[Data items]
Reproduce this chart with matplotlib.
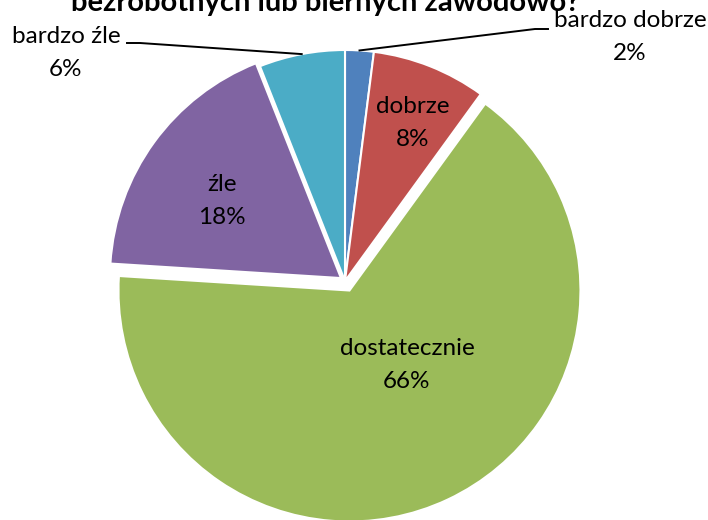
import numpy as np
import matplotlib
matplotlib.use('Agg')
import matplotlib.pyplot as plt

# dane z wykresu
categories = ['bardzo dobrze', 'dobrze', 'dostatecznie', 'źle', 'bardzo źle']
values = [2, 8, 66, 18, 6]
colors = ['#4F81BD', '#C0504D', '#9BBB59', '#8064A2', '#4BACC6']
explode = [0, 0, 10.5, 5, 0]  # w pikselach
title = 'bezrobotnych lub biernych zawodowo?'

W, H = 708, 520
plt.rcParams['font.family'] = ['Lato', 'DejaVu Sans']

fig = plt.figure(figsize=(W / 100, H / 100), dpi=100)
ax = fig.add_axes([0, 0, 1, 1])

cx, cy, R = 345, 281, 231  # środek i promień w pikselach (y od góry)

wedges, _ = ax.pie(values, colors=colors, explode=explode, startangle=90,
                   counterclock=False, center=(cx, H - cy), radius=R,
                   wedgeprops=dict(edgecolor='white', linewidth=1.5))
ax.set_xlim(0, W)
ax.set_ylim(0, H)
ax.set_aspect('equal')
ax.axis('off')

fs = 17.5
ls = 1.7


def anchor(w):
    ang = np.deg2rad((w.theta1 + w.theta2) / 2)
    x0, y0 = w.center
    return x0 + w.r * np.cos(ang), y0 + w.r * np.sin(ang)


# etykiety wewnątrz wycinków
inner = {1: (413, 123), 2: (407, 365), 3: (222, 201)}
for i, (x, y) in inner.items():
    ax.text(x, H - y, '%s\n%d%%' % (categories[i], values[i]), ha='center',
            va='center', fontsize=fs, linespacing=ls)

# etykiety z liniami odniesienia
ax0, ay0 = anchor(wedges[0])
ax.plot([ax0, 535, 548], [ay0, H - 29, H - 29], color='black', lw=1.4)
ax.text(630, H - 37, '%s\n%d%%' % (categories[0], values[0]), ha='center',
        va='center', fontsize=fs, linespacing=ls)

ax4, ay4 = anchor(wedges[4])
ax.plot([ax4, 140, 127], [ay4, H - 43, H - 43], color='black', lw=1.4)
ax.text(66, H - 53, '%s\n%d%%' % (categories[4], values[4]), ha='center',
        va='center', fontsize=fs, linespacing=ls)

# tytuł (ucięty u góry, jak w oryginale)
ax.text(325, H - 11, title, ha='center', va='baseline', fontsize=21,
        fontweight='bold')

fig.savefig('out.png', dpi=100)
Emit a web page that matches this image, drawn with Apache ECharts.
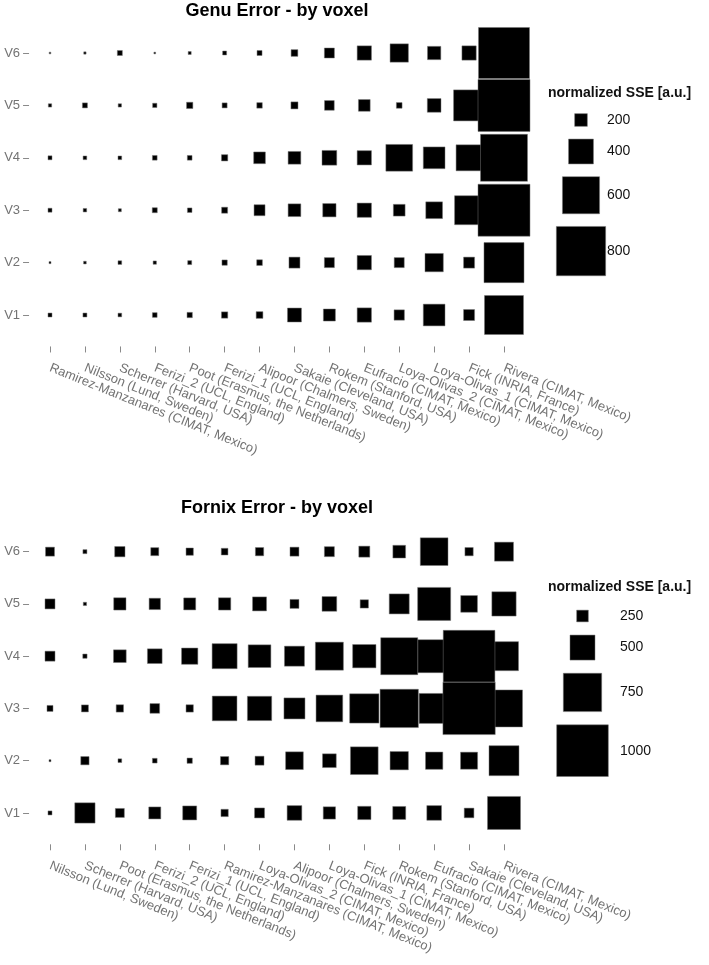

• [EXERCISE DETAILS]
Transcribe, from the records above, the first line and every line after it up to and including the line with "cx, cy, R = 345, 281, 231"; omit pictures.

• [FINISHED EXERCISE]
Reproduce this chart with matplotlib.
import numpy as np
import matplotlib
matplotlib.use('Agg')
import matplotlib.pyplot as plt

# dane z wykresu
categories = ['bardzo dobrze', 'dobrze', 'dostatecznie', 'źle', 'bardzo źle']
values = [2, 8, 66, 18, 6]
colors = ['#4F81BD', '#C0504D', '#9BBB59', '#8064A2', '#4BACC6']
explode = [0, 0, 10.5, 5, 0]  # w pikselach
title = 'bezrobotnych lub biernych zawodowo?'

W, H = 708, 520
plt.rcParams['font.family'] = ['Lato', 'DejaVu Sans']

fig = plt.figure(figsize=(W / 100, H / 100), dpi=100)
ax = fig.add_axes([0, 0, 1, 1])

cx, cy, R = 345, 281, 231  # środek i promień w pikselach (y od góry)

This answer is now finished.